Meizoz_Zivo.jpgFantômes est un très beau livre, beau en entier, forme et fond. L'objet est plastiquement réussi, soigné jusque dans ses détails, le papier, la couverture, l'esthétique. Et le contenu est magnifique.

Deux artistes, un peintre et un écrivain, ont collaboré pour cet ouvrage illustré. La maison d'édition annonce qu'ils ont travaillé de concert, en atelier, au fil des mois, et on veut bien le croire tant l'ensemble est cohérent. Le peintre, c'est Zivo, Zivoslav Ivanovic pour l'état civil, lauréat du prix artistique de la Fondation Sandoz en 1999. Il n'en est pas à son coup d'essai dans la collaboration avec des écrivains et des poètes (Philippe Dubath, Ulrike Blatter), ou dans les livres d'artistes (Cahier des évocations des passages âne-oiseau, aux éditions « Remarques » de Nicolas Chabloz (2008).

L'auteur, c'est Jérôme Meizoz qui construit pas à pas une œuvre conséquente dont la cohérence globale s'impose au lecteur, au fil de textes pudiques et justes.

L'aller-retour entre les deux artistes évoque cet invisible qui travaille le visible, ces figures disparues qui hantent les vivants, qui continuent à les remuer ou à les agir. Les morts, tout d'abord.

Dans la magnifique scène d'ouverture du livre, un jour de Mardi-Gras, ils se mêlent aux masques, doublant le village réel de toute sa mémoire. Une évocation qui se place sous le patronage de Maurice Chappaz et de ses textes visionnaires, comme Le Match Valais-Judée.

Les morts proches. Ceux qui nous ont « initié à la gamme des caractères [...] Oui, le Menteur, l'Hypocrite, l'Innocente avaient d'abord le visage de telle ou telle personne , avant d'atteindre l'état de propriété abstraite ». Ceux à qui on en veut parce qu'ils nous ont abandonnés, avant que le temps ne fasse son travail, qu'il ne reste plus en nous de peine, seulement le meilleur d'eux-mêmes.

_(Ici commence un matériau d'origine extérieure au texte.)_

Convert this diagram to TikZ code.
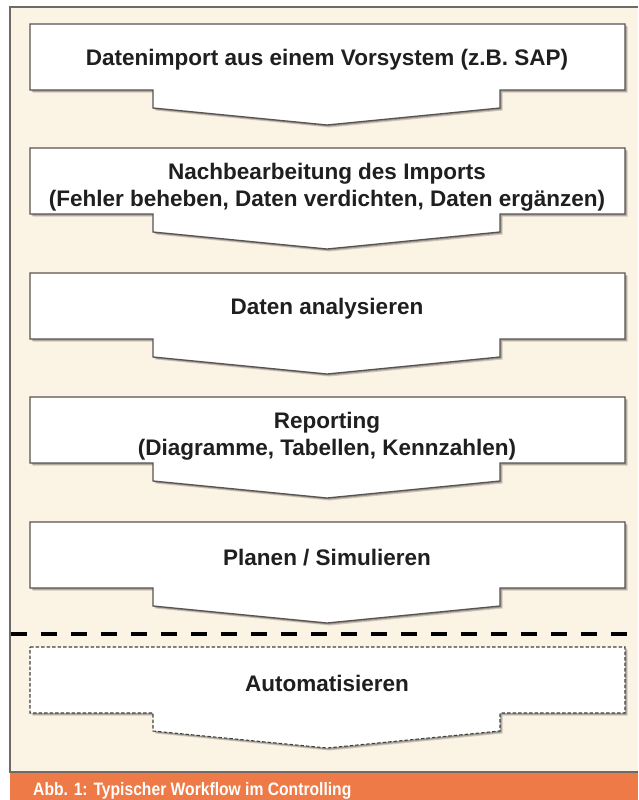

Ces morts qui petit à petit sont devenus photographies, s'alignant à mesure que le temps passe dans la maison familiale, qui se transforme en temple avec son autel aux défunts.

Mais les fantômes, ce sont aussi les monstres invisibles de l'histoire: la religion, les règles sociales, la tradition, le poids des ancêtres. Ce sont les êtres qui existent, qu'on croise mais qu'on ne voit pas.

On connaît la tendresse de Meizoz pour les petites gens. Il parle dans le livre d'un accordéoniste probablement roumain, virtuose de la musique tsigane, mais que personne ne regarde, qui se sent transparent. On y trouve aussi Coco bello, Africaine vendeuse de noix de coco sur les plages, évaporée un été sans que personne puisse donner de ses nouvelles, sans que l'on se souvienne même de son visage et même de la couleur de sa peau...

Au delà de ces évocations, Fantômes, c'est aussi et surtout une interrogation sur l'art et sur la mémoire, sur la disparition et la recréation. Les auteurs dialoguent sur la ou les voix intérieure(s), sur la vision, sur ce qui peuple la création, ce qui la nourrit, ce avec quoi elle dialogue et ce qui la hante, tous ces fantômes.